Aim of the exercise:
Compile every line that includes the word "draw".

— begin —

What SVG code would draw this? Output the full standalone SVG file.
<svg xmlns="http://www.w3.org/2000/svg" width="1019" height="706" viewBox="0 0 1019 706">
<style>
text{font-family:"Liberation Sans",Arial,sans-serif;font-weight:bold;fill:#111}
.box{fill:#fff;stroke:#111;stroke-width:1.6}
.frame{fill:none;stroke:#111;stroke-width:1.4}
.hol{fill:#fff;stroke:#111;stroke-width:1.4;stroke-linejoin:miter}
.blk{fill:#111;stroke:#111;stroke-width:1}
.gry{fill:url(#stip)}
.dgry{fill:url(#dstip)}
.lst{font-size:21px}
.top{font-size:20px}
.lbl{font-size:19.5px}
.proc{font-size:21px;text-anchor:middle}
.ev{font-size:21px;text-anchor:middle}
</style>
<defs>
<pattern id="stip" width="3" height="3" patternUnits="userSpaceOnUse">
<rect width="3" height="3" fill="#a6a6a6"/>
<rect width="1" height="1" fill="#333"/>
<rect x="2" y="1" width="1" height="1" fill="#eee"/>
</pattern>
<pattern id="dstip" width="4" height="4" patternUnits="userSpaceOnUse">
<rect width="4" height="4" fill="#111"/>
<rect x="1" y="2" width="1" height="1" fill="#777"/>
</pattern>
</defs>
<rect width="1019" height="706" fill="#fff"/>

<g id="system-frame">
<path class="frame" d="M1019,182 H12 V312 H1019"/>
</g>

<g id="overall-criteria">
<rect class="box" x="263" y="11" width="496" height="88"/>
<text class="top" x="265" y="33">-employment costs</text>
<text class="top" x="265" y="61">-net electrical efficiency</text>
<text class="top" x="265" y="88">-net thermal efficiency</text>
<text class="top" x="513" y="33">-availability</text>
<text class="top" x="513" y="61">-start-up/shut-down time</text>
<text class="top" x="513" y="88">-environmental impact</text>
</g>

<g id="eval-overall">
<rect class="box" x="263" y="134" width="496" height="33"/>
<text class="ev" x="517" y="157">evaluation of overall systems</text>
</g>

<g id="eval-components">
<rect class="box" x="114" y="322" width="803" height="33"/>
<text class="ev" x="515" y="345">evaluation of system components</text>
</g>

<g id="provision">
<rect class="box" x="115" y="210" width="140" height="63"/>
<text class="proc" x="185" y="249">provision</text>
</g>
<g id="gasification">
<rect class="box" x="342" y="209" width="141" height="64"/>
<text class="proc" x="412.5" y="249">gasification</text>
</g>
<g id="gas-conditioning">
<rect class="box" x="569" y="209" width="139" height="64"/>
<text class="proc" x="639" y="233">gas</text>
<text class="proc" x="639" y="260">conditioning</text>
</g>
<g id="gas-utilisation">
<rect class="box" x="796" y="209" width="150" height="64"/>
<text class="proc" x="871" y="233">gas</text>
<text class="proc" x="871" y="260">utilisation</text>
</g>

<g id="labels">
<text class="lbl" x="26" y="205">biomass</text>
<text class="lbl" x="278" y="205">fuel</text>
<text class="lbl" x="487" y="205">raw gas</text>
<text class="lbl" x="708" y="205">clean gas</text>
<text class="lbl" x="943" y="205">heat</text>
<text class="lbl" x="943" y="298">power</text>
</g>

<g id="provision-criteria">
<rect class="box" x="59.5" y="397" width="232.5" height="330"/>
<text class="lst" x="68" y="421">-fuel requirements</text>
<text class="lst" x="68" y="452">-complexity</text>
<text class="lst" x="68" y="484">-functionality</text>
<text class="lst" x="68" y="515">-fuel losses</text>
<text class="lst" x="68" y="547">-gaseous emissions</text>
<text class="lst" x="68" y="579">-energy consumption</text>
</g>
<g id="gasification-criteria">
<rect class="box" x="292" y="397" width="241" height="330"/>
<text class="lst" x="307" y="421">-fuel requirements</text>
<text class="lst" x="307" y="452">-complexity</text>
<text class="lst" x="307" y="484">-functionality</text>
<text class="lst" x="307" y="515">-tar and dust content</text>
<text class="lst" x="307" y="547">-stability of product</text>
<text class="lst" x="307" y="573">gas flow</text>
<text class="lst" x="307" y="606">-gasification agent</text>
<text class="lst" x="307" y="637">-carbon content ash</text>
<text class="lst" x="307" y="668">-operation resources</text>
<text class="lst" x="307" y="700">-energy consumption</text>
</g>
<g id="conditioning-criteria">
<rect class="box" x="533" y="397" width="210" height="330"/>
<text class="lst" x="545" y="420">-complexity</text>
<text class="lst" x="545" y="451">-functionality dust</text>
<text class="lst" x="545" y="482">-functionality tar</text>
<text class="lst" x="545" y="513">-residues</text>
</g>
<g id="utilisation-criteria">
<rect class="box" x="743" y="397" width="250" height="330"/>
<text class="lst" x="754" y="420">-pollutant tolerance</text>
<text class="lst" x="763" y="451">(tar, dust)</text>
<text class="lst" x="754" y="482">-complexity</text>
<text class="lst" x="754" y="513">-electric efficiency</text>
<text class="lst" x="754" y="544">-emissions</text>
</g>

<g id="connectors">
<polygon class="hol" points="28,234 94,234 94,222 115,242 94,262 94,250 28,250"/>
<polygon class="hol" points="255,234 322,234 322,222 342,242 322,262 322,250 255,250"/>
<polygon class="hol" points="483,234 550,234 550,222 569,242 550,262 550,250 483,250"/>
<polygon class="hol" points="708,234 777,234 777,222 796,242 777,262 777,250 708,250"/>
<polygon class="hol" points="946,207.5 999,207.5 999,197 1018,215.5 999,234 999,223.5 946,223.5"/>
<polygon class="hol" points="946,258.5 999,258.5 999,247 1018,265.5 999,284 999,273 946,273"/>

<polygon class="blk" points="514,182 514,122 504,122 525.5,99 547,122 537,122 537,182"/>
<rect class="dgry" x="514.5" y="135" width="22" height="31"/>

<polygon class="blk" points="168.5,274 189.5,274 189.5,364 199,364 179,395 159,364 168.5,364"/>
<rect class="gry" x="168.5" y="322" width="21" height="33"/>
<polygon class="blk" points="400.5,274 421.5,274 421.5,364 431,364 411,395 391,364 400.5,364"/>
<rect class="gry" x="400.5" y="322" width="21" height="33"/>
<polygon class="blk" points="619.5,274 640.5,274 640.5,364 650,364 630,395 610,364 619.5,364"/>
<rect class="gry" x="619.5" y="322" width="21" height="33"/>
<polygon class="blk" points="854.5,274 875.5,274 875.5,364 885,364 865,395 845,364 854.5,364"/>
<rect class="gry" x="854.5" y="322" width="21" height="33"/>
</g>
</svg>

— end —
— begin —

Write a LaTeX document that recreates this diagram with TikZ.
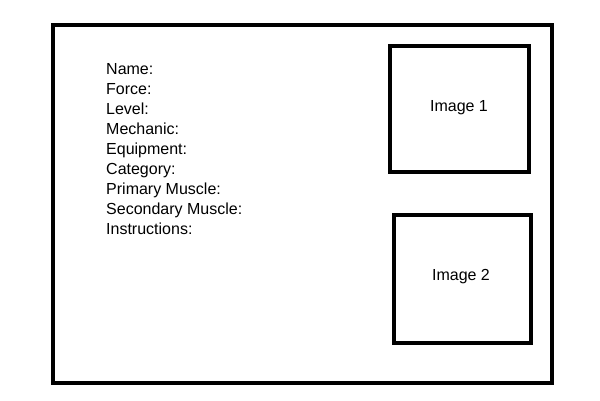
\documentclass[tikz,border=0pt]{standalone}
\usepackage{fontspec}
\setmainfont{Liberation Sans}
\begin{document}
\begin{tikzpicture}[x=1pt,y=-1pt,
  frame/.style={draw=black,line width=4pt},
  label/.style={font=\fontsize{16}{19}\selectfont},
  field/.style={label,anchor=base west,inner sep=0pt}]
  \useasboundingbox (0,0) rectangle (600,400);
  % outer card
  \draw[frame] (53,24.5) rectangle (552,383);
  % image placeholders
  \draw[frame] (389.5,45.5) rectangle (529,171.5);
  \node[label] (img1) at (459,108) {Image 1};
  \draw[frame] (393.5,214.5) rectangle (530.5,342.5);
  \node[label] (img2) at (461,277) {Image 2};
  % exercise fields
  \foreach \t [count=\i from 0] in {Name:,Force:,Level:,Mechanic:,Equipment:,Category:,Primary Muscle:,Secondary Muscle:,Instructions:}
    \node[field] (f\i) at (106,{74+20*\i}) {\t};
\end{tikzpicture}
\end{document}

— end —

Correct response:
What SVG code would draw this? Output the full standalone SVG file.
  frame/.style={draw=black,line width=4pt},
  \draw[frame] (53,24.5) rectangle (552,383);
  \draw[frame] (389.5,45.5) rectangle (529,171.5);
  \draw[frame] (393.5,214.5) rectangle (530.5,342.5);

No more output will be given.